Spooky, eh? Actually, I don’t think Trevor Beattie’s resignation on

Monday had anything to do with this particular merger. Despite

scepticism about having five creative directors, most people assumed it

would last beyond Monday.



After Beattie had welcomed the merger in Campaign last week, everyone

sat back to relish the prospect of weeks of gossip and innuendo about

how it wasn’t working out. Trevor, true to form, has now spoiled their

sport. His frustration with TBWA before the merger was well known, and

it appears that all Paul Simons’ blandishments failed to make up for it.

Did he look daft by telling us, ’It will mean a bigger stage to deal

with ... I rate the Simons Palmer creative department very highly’, and

then resigning four days later?



Possibly - but then it’s always easy to comment on other people’s

dilemmas.



Beattie, despite his over-exposure in the media (there happened to be a

fawning interview with him in the Guardian the morning he resigned), is

one of the more interesting characters in adland. It’s not just that

he’s a chirpy Brummie in a sea of miserable northern-git creatives, or

his Michael Jackson hairdo, that sets him apart. Beattie obviously loves

advertising. He’s proud to work in the business and proud of the product

he creates. He says he’s never wanted to do anything else. How many

people in adland do you know who you can genuinely say that of?

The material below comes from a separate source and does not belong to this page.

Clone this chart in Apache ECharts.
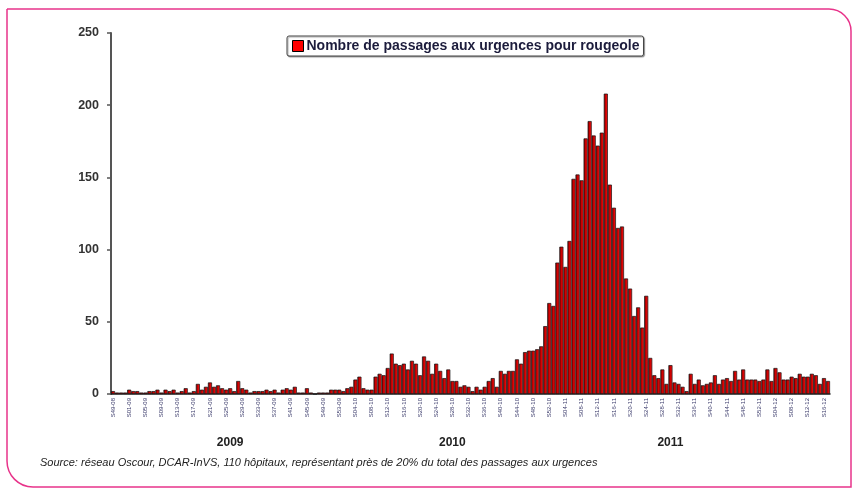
<!DOCTYPE html>
<html>
<head>
<meta charset="utf-8">
<script src="https://cdn.jsdelivr.net/npm/echarts@6/dist/echarts.min.js"></script>
<style>
  html, body { margin: 0; padding: 0; background: #fff; }
  #chart-container { width: 856px; height: 489px; }
</style>
</head>
<body>
<div id="chart-container"></div>
<script>
// passages hebdomadaires, S49-2008 -> S17-2012
const debut2008_2009 = [2, 1, 1, 1, 3, 2, 2, 1, 1, 2, 2, 3, 1, 3, 2, 3, 1, 2, 4, 1, 2, 7, 3, 5, 8, 5, 6, 4, 3, 4,
  2, 9, 4, 3, 1, 2, 2, 2, 3, 2, 3, 1, 3, 4, 3, 5, 1, 1, 4, 1, 0, 1, 1, 1, 3, 3, 3];
const vague2010 = [2, 4, 5, 10, 12, 4, 3, 3, 12, 14, 13, 18, 28, 21, 20, 21, 17, 23, 21, 13, 26, 23, 14, 21, 16,
  11, 17, 9, 9, 5, 6, 5, 2, 5, 3, 5, 9, 11, 5, 16, 14, 16, 16, 24, 21];
const vague2011 = [29, 30, 30, 31, 33, 47, 63, 61, 91, 102, 88, 106, 149, 152, 148, 177, 189, 179, 172, 181,
  208, 145, 129, 115, 116, 80, 73, 54, 60, 46];
const fin2011_2012 = [68, 25, 13, 11, 17, 7, 20, 8, 7, 5, 2, 14, 7, 10, 6, 7, 8, 13, 7, 10, 11, 9, 16, 10, 17,
  10, 10, 10, 9, 10, 17, 9, 18, 15, 10, 10, 12, 11, 14, 12, 12, 14, 13, 7, 11, 9];

const passages = [].concat(debut2008_2009, vague2010, vague2011, fin2011_2012);

// libellés de semaines
const semaineDebut = 49;
const anneeDebut = 2008;
const semainesParAnnee = { 2008: 52, 2009: 53, 2010: 52, 2011: 52, 2012: 52 };
const semaines = [];
let s = semaineDebut, a = anneeDebut;
for (let i = 0; i < passages.length; i++) {
  semaines.push('S' + String(s).padStart(2, '0') + '-' + String(a).slice(2));
  s++;
  if (s > semainesParAnnee[a]) { s = 1; a++; }
}

const annees = ['2009', '2010', '2011'];
const anneesSemaine = ['S26-09', 'S28-10', 'S30-11'];

const yTicks = [0, 50, 100, 150, 200, 250];

const police = 'Liberation Sans, Arial, sans-serif';

const chart = echarts.init(document.getElementById('chart-container'));

chart.setOption({
  animation: false,
  backgroundColor: '#fff',
  textStyle: { fontFamily: police },
  grid: { left: 111, right: 26, top: 33, bottom: 95 },
  title: {
    text: 'Source: réseau Oscour, DCAR-InVS, 110 hôpitaux, représentant près de 20% du total des passages aux urgences',
    left: 40, top: 457, padding: 0,
    textStyle: { fontSize: 11, fontStyle: 'italic', fontWeight: 'normal', color: '#222', fontFamily: police }
  },
  legend: {
    left: 287, top: 36,
    padding: [3, 4, 3, 5],
    borderColor: '#444', borderWidth: 1, borderRadius: 2,
    backgroundColor: '#fff',
    shadowColor: 'rgba(0,0,0,0.35)', shadowOffsetX: 1, shadowOffsetY: 1, shadowBlur: 1,
    itemWidth: 11, itemHeight: 11,
    data: [{ name: 'Nombre de passages aux urgences pour rougeole', icon: 'rect',
      itemStyle: { color: '#ff0000', borderColor: '#000', borderWidth: 1 } }],
    textStyle: { fontSize: 14, fontWeight: 'bold', color: '#1c1c3c', padding: [0, 0, 0, -2] }
  },
  xAxis: [
    {
      type: 'category',
      data: semaines,
      boundaryGap: true,
      axisLine: { lineStyle: { color: '#222', width: 1.5 } },
      axisTick: { interval: 3, length: 4, lineStyle: { color: '#222' } },
      axisLabel: { interval: 3, rotate: 90, fontSize: 6, color: '#3a3a6a', margin: 4 }
    },
    {
      type: 'category',
      data: semaines,
      position: 'bottom',
      offset: 35,
      axisLine: { show: false },
      axisTick: { show: false },
      axisLabel: {
        interval: 0,
        fontSize: 12, fontWeight: 'bold', color: '#222',
        formatter: function (v) {
          const k = anneesSemaine.indexOf(v);
          return k >= 0 ? annees[k] : '';
        }
      }
    }
  ],
  yAxis: {
    type: 'value',
    min: yTicks[0], max: yTicks[yTicks.length - 1], interval: 50,
    splitLine: { show: false },
    axisLine: { show: true, lineStyle: { color: '#555', width: 2 } },
    axisTick: { show: true, length: 4, lineStyle: { color: '#555', width: 1.5 } },
    axisLabel: { fontSize: 12.5, fontWeight: 'bold', color: '#333', margin: 12 }
  },
  series: [{
    name: 'Nombre de passages aux urgences pour rougeole',
    type: 'bar',
    data: passages,
    barCategoryGap: '0%',
    itemStyle: {
      color: new echarts.graphic.LinearGradient(0, 0, 1, 0, [
        { offset: 0, color: '#6e0000' },
        { offset: 0.5, color: '#d00000' },
        { offset: 1, color: '#ff1a1a' }
      ]),
      borderColor: '#111',
      borderWidth: 0.7
    }
  }],
  graphic: [{
    type: 'rect',
    silent: true,
    shape: { x: 7, y: 9, width: 844, height: 478, r: [0, 22, 0, 26] },
    style: { fill: 'none', stroke: '#e8338a', lineWidth: 1.5 }
  }]
});
</script>
</body>
</html>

He’s also got a grip on the plot. He actually consumes the media his ads

run in - particularly television. Again, how many advertising people

really watch much commercial TV? Keep it simple is his mantra, and

understand the medium you work in. It’s worked to best effect on

posters, where, through Wonderbra and others, he’s done more to bring

that medium to the fore in recent years than anyone bar Luciano

Benetton. He will know that when he sticks to his own rules - ’toys

aren’t us’, the Nissan Micra launch - he’s brilliant, but when he

doesn’t, you end up with the bewildering Mr and Mrs Jones Nissan Primera

commercial.



Beattie also understands how to play the media in the pursuit of gaining

more publicity for both his clients and his agency. Ironically, it’s a

skill he shares with Paul Simons. Both are criticised for it. Why, for

God’s sake? Advertising people surely have to respond to the changed

media context within which they work.



It’s a shame they won’t be working together, and it now looks like a

very Simons Palmer-dominated agency, which is no bad thing. Paul Simons

will be sad; Trevor was the main asset other than TBWA’s clients. And,

Trevor? Whatever he does, it won’t be dull.